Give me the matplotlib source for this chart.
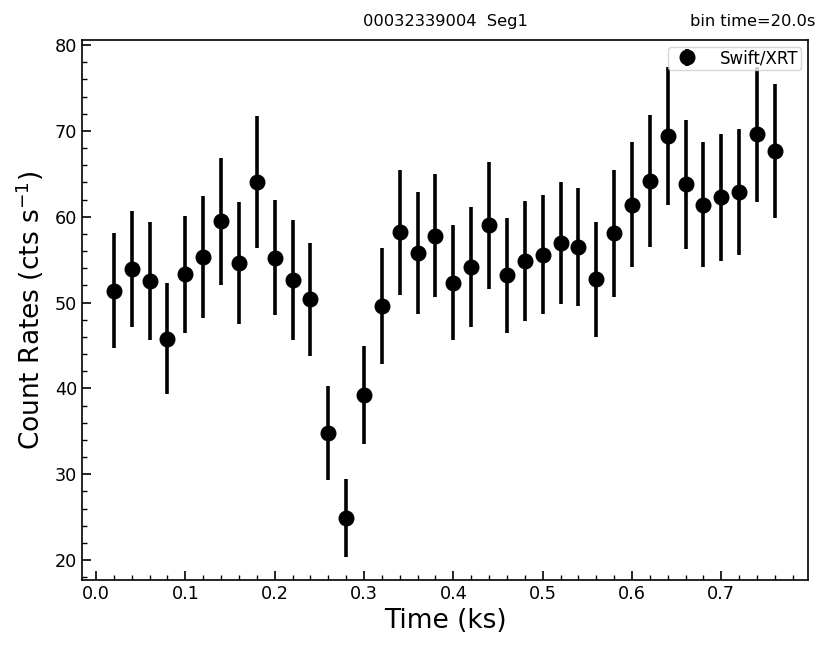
import matplotlib
matplotlib.use("Agg")
import matplotlib.pyplot as plt
from matplotlib.ticker import AutoMinorLocator

time_ks = [0.02, 0.04, 0.06, 0.08, 0.10, 0.12, 0.14, 0.16, 0.18, 0.20,
           0.22, 0.24, 0.26, 0.28, 0.30, 0.32, 0.34, 0.36, 0.38, 0.40,
           0.42, 0.44, 0.46, 0.48, 0.50, 0.52, 0.54, 0.56, 0.58, 0.60,
           0.62, 0.64, 0.66, 0.68, 0.70, 0.72, 0.74, 0.76]
rate = [51.4, 53.9, 52.5, 45.8, 53.3, 55.3, 59.5, 54.6, 64.1, 55.2,
        52.6, 50.4, 34.8, 24.9, 39.2, 49.6, 58.2, 55.8, 57.8, 52.3,
        54.1, 59.0, 53.2, 54.8, 55.6, 56.9, 56.5, 52.7, 58.1, 61.4,
        64.2, 69.4, 63.8, 61.4, 62.3, 62.9, 69.6, 67.7]
rate_err = [6.7, 6.8, 6.9, 6.5, 6.8, 7.1, 7.4, 7.1, 7.7, 6.7,
            7.0, 6.6, 5.5, 4.5, 5.7, 6.8, 7.3, 7.1, 7.2, 6.7,
            7.0, 7.4, 6.7, 7.0, 6.9, 7.1, 6.9, 6.7, 7.4, 7.3,
            7.7, 8.0, 7.5, 7.3, 7.4, 7.3, 7.9, 7.8]

fig = plt.figure(figsize=(8.31, 6.54), dpi=100)
ax = fig.add_axes([82/831, 1 - 580/654, (808-82)/831, (580-40)/654])

ax.errorbar(time_ks, rate, yerr=rate_err, fmt='o', color='black',
            ms=10.5, elinewidth=2.6, capsize=0, label='Swift/XRT')

ax.set_xlim(-0.0157, 0.797)
ax.set_ylim(17.67, 80.6)
ax.set_xlabel('Time (ks)', fontsize=19)
ax.set_ylabel(r'Count Rates (cts s$^{-1}$)', fontsize=19, labelpad=6)

ax.text(0.5, 1.0 + 14/540, '00032339004  Seg1', transform=ax.transAxes,
        ha='center', va='baseline', fontsize=11.7)
ax.text(1.0 + 7/726, 1.0 + 14/540, 'bin time=20.0s', transform=ax.transAxes,
        ha='right', va='baseline', fontsize=11.7)

ax.xaxis.set_minor_locator(AutoMinorLocator(5))
ax.yaxis.set_minor_locator(AutoMinorLocator(5))
ax.tick_params(which='both', direction='in', labelsize=12.7)
ax.tick_params(which='major', length=6.5, width=1.2)
ax.tick_params(which='minor', length=3.5, width=1)
for s in ax.spines.values():
    s.set_linewidth(1.2)

ax.legend(loc='upper right', fontsize=12, borderaxespad=0.4,
          borderpad=0.15, handletextpad=1.0)

fig.savefig('out.png', dpi=100)
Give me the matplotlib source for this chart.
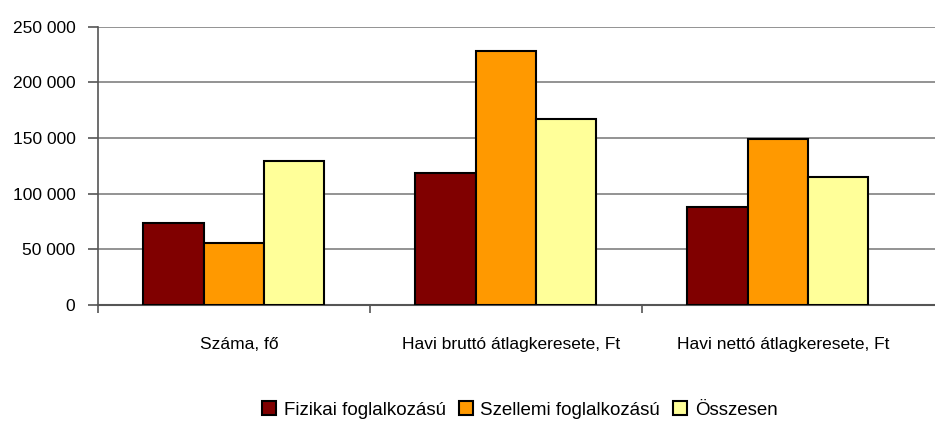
^^^^^^^^
* Set exercise:
Copy each line above precisely, dropping the pictures.

* Written response:
Give me the matplotlib source for this chart.
import matplotlib
matplotlib.use("Agg")
import matplotlib.pyplot as plt
from matplotlib.ticker import AutoMinorLocator

time_ks = [0.02, 0.04, 0.06, 0.08, 0.10, 0.12, 0.14, 0.16, 0.18, 0.20,
           0.22, 0.24, 0.26, 0.28, 0.30, 0.32, 0.34, 0.36, 0.38, 0.40,
           0.42, 0.44, 0.46, 0.48, 0.50, 0.52, 0.54, 0.56, 0.58, 0.60,
           0.62, 0.64, 0.66, 0.68, 0.70, 0.72, 0.74, 0.76]
rate = [51.4, 53.9, 52.5, 45.8, 53.3, 55.3, 59.5, 54.6, 64.1, 55.2,
        52.6, 50.4, 34.8, 24.9, 39.2, 49.6, 58.2, 55.8, 57.8, 52.3,
        54.1, 59.0, 53.2, 54.8, 55.6, 56.9, 56.5, 52.7, 58.1, 61.4,
        64.2, 69.4, 63.8, 61.4, 62.3, 62.9, 69.6, 67.7]
rate_err = [6.7, 6.8, 6.9, 6.5, 6.8, 7.1, 7.4, 7.1, 7.7, 6.7,
            7.0, 6.6, 5.5, 4.5, 5.7, 6.8, 7.3, 7.1, 7.2, 6.7,
            7.0, 7.4, 6.7, 7.0, 6.9, 7.1, 6.9, 6.7, 7.4, 7.3,
            7.7, 8.0, 7.5, 7.3, 7.4, 7.3, 7.9, 7.8]

fig = plt.figure(figsize=(8.31, 6.54), dpi=100)
ax = fig.add_axes([82/831, 1 - 580/654, (808-82)/831, (580-40)/654])

ax.errorbar(time_ks, rate, yerr=rate_err, fmt='o', color='black',
            ms=10.5, elinewidth=2.6, capsize=0, label='Swift/XRT')

ax.set_xlim(-0.0157, 0.797)
ax.set_ylim(17.67, 80.6)
ax.set_xlabel('Time (ks)', fontsize=19)
ax.set_ylabel(r'Count Rates (cts s$^{-1}$)', fontsize=19, labelpad=6)

ax.text(0.5, 1.0 + 14/540, '00032339004  Seg1', transform=ax.transAxes,
        ha='center', va='baseline', fontsize=11.7)
ax.text(1.0 + 7/726, 1.0 + 14/540, 'bin time=20.0s', transform=ax.transAxes,
        ha='right', va='baseline', fontsize=11.7)

ax.xaxis.set_minor_locator(AutoMinorLocator(5))
ax.yaxis.set_minor_locator(AutoMinorLocator(5))
ax.tick_params(which='both', direction='in', labelsize=12.7)
ax.tick_params(which='major', length=6.5, width=1.2)
ax.tick_params(which='minor', length=3.5, width=1)
for s in ax.spines.values():
    s.set_linewidth(1.2)

ax.legend(loc='upper right', fontsize=12, borderaxespad=0.4,
          borderpad=0.15, handletextpad=1.0)

fig.savefig('out.png', dpi=100)
Give me the matplotlib source for this chart.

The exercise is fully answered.